INSTRUCTION: Your copy of the material below should match it exactly, except that it holds no pictures.

———

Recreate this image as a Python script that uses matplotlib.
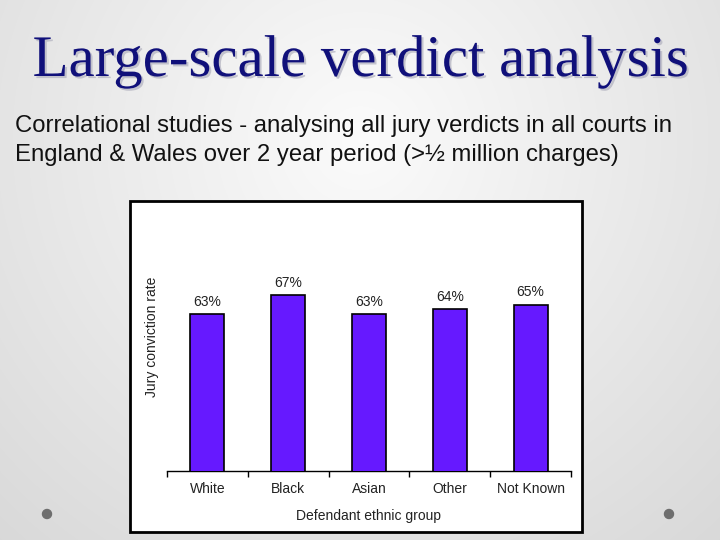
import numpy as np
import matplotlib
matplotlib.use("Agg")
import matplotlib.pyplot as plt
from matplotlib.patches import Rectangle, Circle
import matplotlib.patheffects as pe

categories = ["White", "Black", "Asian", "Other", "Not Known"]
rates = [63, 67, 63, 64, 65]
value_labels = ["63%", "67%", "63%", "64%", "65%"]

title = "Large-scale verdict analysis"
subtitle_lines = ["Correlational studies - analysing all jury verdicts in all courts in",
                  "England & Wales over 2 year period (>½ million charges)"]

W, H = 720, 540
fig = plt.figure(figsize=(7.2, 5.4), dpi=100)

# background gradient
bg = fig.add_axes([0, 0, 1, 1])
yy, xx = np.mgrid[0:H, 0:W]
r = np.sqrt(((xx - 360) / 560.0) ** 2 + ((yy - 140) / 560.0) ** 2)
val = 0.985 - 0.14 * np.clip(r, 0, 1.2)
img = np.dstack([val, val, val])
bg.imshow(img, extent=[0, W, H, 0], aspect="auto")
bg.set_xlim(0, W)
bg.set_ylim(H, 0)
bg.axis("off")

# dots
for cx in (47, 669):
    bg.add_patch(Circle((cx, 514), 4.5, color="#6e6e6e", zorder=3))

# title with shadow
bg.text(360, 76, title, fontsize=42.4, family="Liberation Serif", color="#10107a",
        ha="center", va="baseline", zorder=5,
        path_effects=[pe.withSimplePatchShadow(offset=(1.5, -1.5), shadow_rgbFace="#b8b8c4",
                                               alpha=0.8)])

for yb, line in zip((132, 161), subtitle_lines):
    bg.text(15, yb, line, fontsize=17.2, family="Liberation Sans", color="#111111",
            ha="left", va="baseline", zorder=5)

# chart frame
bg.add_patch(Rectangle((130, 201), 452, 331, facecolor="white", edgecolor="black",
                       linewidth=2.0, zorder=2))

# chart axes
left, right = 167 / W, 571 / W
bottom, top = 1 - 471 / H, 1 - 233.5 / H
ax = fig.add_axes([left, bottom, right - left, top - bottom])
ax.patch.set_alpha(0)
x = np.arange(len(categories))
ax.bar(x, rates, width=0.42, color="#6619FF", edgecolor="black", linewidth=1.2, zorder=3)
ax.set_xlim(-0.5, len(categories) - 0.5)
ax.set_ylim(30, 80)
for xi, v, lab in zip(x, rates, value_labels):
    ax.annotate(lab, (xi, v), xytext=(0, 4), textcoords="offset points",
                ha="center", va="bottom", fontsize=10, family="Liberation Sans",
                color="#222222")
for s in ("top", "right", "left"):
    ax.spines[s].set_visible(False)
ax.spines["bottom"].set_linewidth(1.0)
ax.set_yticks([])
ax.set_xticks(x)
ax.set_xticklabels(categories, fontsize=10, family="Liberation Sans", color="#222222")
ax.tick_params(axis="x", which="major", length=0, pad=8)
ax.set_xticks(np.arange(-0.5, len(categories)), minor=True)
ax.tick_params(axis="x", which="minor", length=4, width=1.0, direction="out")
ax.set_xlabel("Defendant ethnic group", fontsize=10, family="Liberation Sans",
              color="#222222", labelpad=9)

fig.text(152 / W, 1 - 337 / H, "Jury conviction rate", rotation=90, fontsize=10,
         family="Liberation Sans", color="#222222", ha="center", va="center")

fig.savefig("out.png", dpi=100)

———

RESULT:
Recreate this image as a Python script that uses matplotlib.
import numpy as np
import matplotlib
matplotlib.use("Agg")
import matplotlib.pyplot as plt
from matplotlib.patches import Rectangle, Circle
import matplotlib.patheffects as pe

categories = ["White", "Black", "Asian", "Other", "Not Known"]
rates = [63, 67, 63, 64, 65]
value_labels = ["63%", "67%", "63%", "64%", "65%"]

title = "Large-scale verdict analysis"
subtitle_lines = ["Correlational studies - analysing all jury verdicts in all courts in",
                  "England & Wales over 2 year period (>½ million charges)"]

W, H = 720, 540
fig = plt.figure(figsize=(7.2, 5.4), dpi=100)

# background gradient
bg = fig.add_axes([0, 0, 1, 1])
yy, xx = np.mgrid[0:H, 0:W]
r = np.sqrt(((xx - 360) / 560.0) ** 2 + ((yy - 140) / 560.0) ** 2)
val = 0.985 - 0.14 * np.clip(r, 0, 1.2)
img = np.dstack([val, val, val])
bg.imshow(img, extent=[0, W, H, 0], aspect="auto")
bg.set_xlim(0, W)
bg.set_ylim(H, 0)
bg.axis("off")

# dots
for cx in (47, 669):
    bg.add_patch(Circle((cx, 514), 4.5, color="#6e6e6e", zorder=3))

# title with shadow
bg.text(360, 76, title, fontsize=42.4, family="Liberation Serif", color="#10107a",
        ha="center", va="baseline", zorder=5,
        path_effects=[pe.withSimplePatchShadow(offset=(1.5, -1.5), shadow_rgbFace="#b8b8c4",
                                               alpha=0.8)])

for yb, line in zip((132, 161), subtitle_lines):
    bg.text(15, yb, line, fontsize=17.2, family="Liberation Sans", color="#111111",
            ha="left", va="baseline", zorder=5)

# chart frame
bg.add_patch(Rectangle((130, 201), 452, 331, facecolor="white", edgecolor="black",
                       linewidth=2.0, zorder=2))

# chart axes
left, right = 167 / W, 571 / W
bottom, top = 1 - 471 / H, 1 - 233.5 / H
ax = fig.add_axes([left, bottom, right - left, top - bottom])
ax.patch.set_alpha(0)
x = np.arange(len(categories))
ax.bar(x, rates, width=0.42, color="#6619FF", edgecolor="black", linewidth=1.2, zorder=3)
ax.set_xlim(-0.5, len(categories) - 0.5)
ax.set_ylim(30, 80)
for xi, v, lab in zip(x, rates, value_labels):
    ax.annotate(lab, (xi, v), xytext=(0, 4), textcoords="offset points",
                ha="center", va="bottom", fontsize=10, family="Liberation Sans",
                color="#222222")
for s in ("top", "right", "left"):
    ax.spines[s].set_visible(False)
ax.spines["bottom"].set_linewidth(1.0)
ax.set_yticks([])
ax.set_xticks(x)
ax.set_xticklabels(categories, fontsize=10, family="Liberation Sans", color="#222222")
ax.tick_params(axis="x", which="major", length=0, pad=8)
ax.set_xticks(np.arange(-0.5, len(categories)), minor=True)
ax.tick_params(axis="x", which="minor", length=4, width=1.0, direction="out")
ax.set_xlabel("Defendant ethnic group", fontsize=10, family="Liberation Sans",
              color="#222222", labelpad=9)

fig.text(152 / W, 1 - 337 / H, "Jury conviction rate", rotation=90, fontsize=10,
         family="Liberation Sans", color="#222222", ha="center", va="center")

fig.savefig("out.png", dpi=100)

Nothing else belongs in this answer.